[WHAT THE EXERCISE ASKS]: Strip the pictures and reproduce the rest of the listing exactly.

+++ SUPPLIED MATERIAL +++

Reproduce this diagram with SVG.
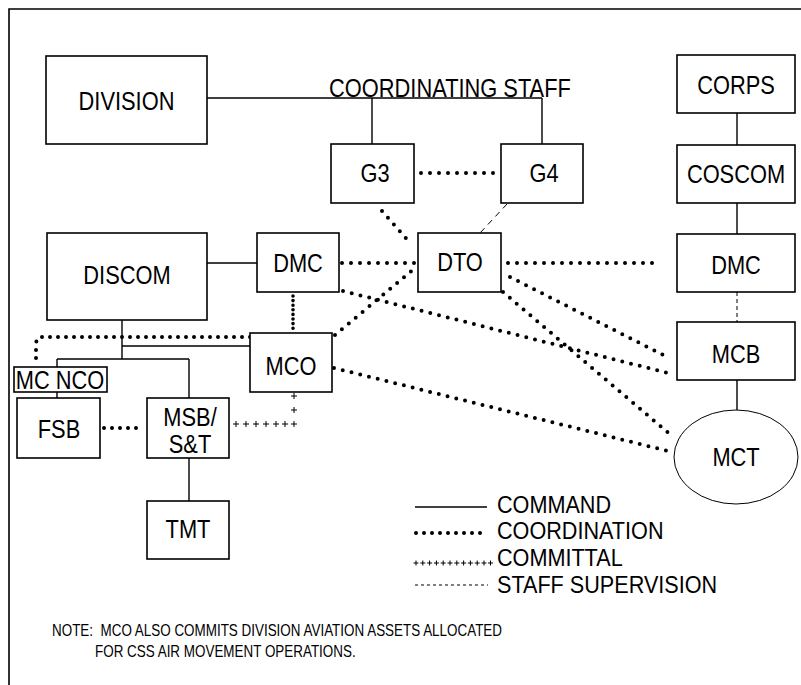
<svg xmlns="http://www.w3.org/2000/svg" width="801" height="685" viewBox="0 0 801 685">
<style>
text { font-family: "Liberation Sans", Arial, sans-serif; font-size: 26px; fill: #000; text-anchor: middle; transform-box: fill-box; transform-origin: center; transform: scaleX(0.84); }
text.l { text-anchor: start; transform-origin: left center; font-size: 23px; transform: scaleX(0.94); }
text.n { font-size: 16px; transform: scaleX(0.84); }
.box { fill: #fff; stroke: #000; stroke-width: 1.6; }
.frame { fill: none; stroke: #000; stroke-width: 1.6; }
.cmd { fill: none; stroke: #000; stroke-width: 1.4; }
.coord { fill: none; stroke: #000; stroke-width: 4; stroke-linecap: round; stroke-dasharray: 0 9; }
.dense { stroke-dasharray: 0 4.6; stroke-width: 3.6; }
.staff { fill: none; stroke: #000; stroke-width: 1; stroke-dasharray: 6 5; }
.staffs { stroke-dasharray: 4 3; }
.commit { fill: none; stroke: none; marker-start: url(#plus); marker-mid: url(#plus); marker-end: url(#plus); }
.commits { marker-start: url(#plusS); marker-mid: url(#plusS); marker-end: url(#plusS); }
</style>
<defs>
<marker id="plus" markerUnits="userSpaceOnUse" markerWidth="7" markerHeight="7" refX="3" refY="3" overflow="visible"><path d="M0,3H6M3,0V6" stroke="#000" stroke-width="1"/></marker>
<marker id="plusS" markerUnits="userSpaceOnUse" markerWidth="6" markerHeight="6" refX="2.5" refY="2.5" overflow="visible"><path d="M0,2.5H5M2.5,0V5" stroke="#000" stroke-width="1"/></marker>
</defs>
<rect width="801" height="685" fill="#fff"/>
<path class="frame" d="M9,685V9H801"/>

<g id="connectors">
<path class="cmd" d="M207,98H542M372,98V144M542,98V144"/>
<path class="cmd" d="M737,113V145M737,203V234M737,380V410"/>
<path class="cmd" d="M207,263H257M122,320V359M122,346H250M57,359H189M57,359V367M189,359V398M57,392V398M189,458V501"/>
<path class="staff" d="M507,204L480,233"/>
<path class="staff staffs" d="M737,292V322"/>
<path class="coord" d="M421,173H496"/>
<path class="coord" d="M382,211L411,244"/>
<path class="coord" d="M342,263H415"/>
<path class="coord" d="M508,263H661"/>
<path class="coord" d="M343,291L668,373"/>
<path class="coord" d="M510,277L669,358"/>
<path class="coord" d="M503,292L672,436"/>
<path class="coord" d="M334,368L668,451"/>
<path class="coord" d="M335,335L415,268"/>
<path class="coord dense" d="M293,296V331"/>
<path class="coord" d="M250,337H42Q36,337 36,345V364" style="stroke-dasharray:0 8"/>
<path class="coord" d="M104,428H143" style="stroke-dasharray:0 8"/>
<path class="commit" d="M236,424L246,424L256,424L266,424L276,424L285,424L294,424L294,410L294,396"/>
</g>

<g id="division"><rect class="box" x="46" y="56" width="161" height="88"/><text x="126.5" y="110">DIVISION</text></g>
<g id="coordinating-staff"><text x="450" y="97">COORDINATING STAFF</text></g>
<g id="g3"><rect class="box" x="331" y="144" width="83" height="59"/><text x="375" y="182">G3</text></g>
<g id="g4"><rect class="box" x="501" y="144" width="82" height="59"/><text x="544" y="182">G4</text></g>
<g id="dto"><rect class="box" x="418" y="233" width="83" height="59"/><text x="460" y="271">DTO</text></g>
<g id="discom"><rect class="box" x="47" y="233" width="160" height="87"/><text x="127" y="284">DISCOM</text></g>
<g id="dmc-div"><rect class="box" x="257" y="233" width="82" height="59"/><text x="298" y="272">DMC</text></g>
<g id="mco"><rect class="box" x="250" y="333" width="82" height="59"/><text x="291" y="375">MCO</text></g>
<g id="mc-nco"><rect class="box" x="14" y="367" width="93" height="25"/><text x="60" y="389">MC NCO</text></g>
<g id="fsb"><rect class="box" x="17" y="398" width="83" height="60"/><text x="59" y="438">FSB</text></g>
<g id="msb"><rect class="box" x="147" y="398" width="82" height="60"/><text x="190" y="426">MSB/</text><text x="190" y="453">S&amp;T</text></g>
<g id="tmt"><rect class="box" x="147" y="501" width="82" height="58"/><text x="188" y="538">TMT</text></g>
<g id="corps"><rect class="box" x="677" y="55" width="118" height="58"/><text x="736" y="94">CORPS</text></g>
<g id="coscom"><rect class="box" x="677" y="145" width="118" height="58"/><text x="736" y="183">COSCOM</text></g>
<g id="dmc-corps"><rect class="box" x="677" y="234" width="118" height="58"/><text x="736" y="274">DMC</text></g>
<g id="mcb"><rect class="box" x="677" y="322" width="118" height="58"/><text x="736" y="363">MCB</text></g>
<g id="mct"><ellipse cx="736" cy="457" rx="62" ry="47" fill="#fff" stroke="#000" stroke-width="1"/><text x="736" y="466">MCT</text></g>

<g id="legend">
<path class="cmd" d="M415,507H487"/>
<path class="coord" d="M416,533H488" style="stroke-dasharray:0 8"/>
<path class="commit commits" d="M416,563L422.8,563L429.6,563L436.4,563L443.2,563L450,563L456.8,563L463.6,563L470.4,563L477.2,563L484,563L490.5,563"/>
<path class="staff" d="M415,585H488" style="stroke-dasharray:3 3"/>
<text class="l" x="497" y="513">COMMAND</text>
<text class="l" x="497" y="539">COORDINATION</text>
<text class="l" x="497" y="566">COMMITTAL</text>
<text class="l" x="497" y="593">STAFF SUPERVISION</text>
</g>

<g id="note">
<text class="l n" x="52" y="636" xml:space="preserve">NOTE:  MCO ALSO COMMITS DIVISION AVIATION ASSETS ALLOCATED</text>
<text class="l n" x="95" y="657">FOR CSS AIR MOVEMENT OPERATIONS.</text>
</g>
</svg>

+++

[WRITTEN REPLY]:
Reproduce this diagram with SVG.
<svg xmlns="http://www.w3.org/2000/svg" width="801" height="685" viewBox="0 0 801 685">
<style>
text { font-family: "Liberation Sans", Arial, sans-serif; font-size: 26px; fill: #000; text-anchor: middle; transform-box: fill-box; transform-origin: center; transform: scaleX(0.84); }
text.l { text-anchor: start; transform-origin: left center; font-size: 23px; transform: scaleX(0.94); }
text.n { font-size: 16px; transform: scaleX(0.84); }
.box { fill: #fff; stroke: #000; stroke-width: 1.6; }
.frame { fill: none; stroke: #000; stroke-width: 1.6; }
.cmd { fill: none; stroke: #000; stroke-width: 1.4; }
.coord { fill: none; stroke: #000; stroke-width: 4; stroke-linecap: round; stroke-dasharray: 0 9; }
.dense { stroke-dasharray: 0 4.6; stroke-width: 3.6; }
.staff { fill: none; stroke: #000; stroke-width: 1; stroke-dasharray: 6 5; }
.staffs { stroke-dasharray: 4 3; }
.commit { fill: none; stroke: none; marker-start: url(#plus); marker-mid: url(#plus); marker-end: url(#plus); }
.commits { marker-start: url(#plusS); marker-mid: url(#plusS); marker-end: url(#plusS); }
</style>
<defs>
<marker id="plus" markerUnits="userSpaceOnUse" markerWidth="7" markerHeight="7" refX="3" refY="3" overflow="visible"><path d="M0,3H6M3,0V6" stroke="#000" stroke-width="1"/></marker>
<marker id="plusS" markerUnits="userSpaceOnUse" markerWidth="6" markerHeight="6" refX="2.5" refY="2.5" overflow="visible"><path d="M0,2.5H5M2.5,0V5" stroke="#000" stroke-width="1"/></marker>
</defs>
<rect width="801" height="685" fill="#fff"/>
<path class="frame" d="M9,685V9H801"/>

<g id="connectors">
<path class="cmd" d="M207,98H542M372,98V144M542,98V144"/>
<path class="cmd" d="M737,113V145M737,203V234M737,380V410"/>
<path class="cmd" d="M207,263H257M122,320V359M122,346H250M57,359H189M57,359V367M189,359V398M57,392V398M189,458V501"/>
<path class="staff" d="M507,204L480,233"/>
<path class="staff staffs" d="M737,292V322"/>
<path class="coord" d="M421,173H496"/>
<path class="coord" d="M382,211L411,244"/>
<path class="coord" d="M342,263H415"/>
<path class="coord" d="M508,263H661"/>
<path class="coord" d="M343,291L668,373"/>
<path class="coord" d="M510,277L669,358"/>
<path class="coord" d="M503,292L672,436"/>
<path class="coord" d="M334,368L668,451"/>
<path class="coord" d="M335,335L415,268"/>
<path class="coord dense" d="M293,296V331"/>
<path class="coord" d="M250,337H42Q36,337 36,345V364" style="stroke-dasharray:0 8"/>
<path class="coord" d="M104,428H143" style="stroke-dasharray:0 8"/>
<path class="commit" d="M236,424L246,424L256,424L266,424L276,424L285,424L294,424L294,410L294,396"/>
</g>

<g id="division"><rect class="box" x="46" y="56" width="161" height="88"/><text x="126.5" y="110">DIVISION</text></g>
<g id="coordinating-staff"><text x="450" y="97">COORDINATING STAFF</text></g>
<g id="g3"><rect class="box" x="331" y="144" width="83" height="59"/><text x="375" y="182">G3</text></g>
<g id="g4"><rect class="box" x="501" y="144" width="82" height="59"/><text x="544" y="182">G4</text></g>
<g id="dto"><rect class="box" x="418" y="233" width="83" height="59"/><text x="460" y="271">DTO</text></g>
<g id="discom"><rect class="box" x="47" y="233" width="160" height="87"/><text x="127" y="284">DISCOM</text></g>
<g id="dmc-div"><rect class="box" x="257" y="233" width="82" height="59"/><text x="298" y="272">DMC</text></g>
<g id="mco"><rect class="box" x="250" y="333" width="82" height="59"/><text x="291" y="375">MCO</text></g>
<g id="mc-nco"><rect class="box" x="14" y="367" width="93" height="25"/><text x="60" y="389">MC NCO</text></g>
<g id="fsb"><rect class="box" x="17" y="398" width="83" height="60"/><text x="59" y="438">FSB</text></g>
<g id="msb"><rect class="box" x="147" y="398" width="82" height="60"/><text x="190" y="426">MSB/</text><text x="190" y="453">S&amp;T</text></g>
<g id="tmt"><rect class="box" x="147" y="501" width="82" height="58"/><text x="188" y="538">TMT</text></g>
<g id="corps"><rect class="box" x="677" y="55" width="118" height="58"/><text x="736" y="94">CORPS</text></g>
<g id="coscom"><rect class="box" x="677" y="145" width="118" height="58"/><text x="736" y="183">COSCOM</text></g>
<g id="dmc-corps"><rect class="box" x="677" y="234" width="118" height="58"/><text x="736" y="274">DMC</text></g>
<g id="mcb"><rect class="box" x="677" y="322" width="118" height="58"/><text x="736" y="363">MCB</text></g>
<g id="mct"><ellipse cx="736" cy="457" rx="62" ry="47" fill="#fff" stroke="#000" stroke-width="1"/><text x="736" y="466">MCT</text></g>

<g id="legend">
<path class="cmd" d="M415,507H487"/>
<path class="coord" d="M416,533H488" style="stroke-dasharray:0 8"/>
<path class="commit commits" d="M416,563L422.8,563L429.6,563L436.4,563L443.2,563L450,563L456.8,563L463.6,563L470.4,563L477.2,563L484,563L490.5,563"/>
<path class="staff" d="M415,585H488" style="stroke-dasharray:3 3"/>
<text class="l" x="497" y="513">COMMAND</text>
<text class="l" x="497" y="539">COORDINATION</text>
<text class="l" x="497" y="566">COMMITTAL</text>
<text class="l" x="497" y="593">STAFF SUPERVISION</text>
</g>

<g id="note">
<text class="l n" x="52" y="636" xml:space="preserve">NOTE:  MCO ALSO COMMITS DIVISION AVIATION ASSETS ALLOCATED</text>
<text class="l n" x="95" y="657">FOR CSS AIR MOVEMENT OPERATIONS.</text>
</g>
</svg>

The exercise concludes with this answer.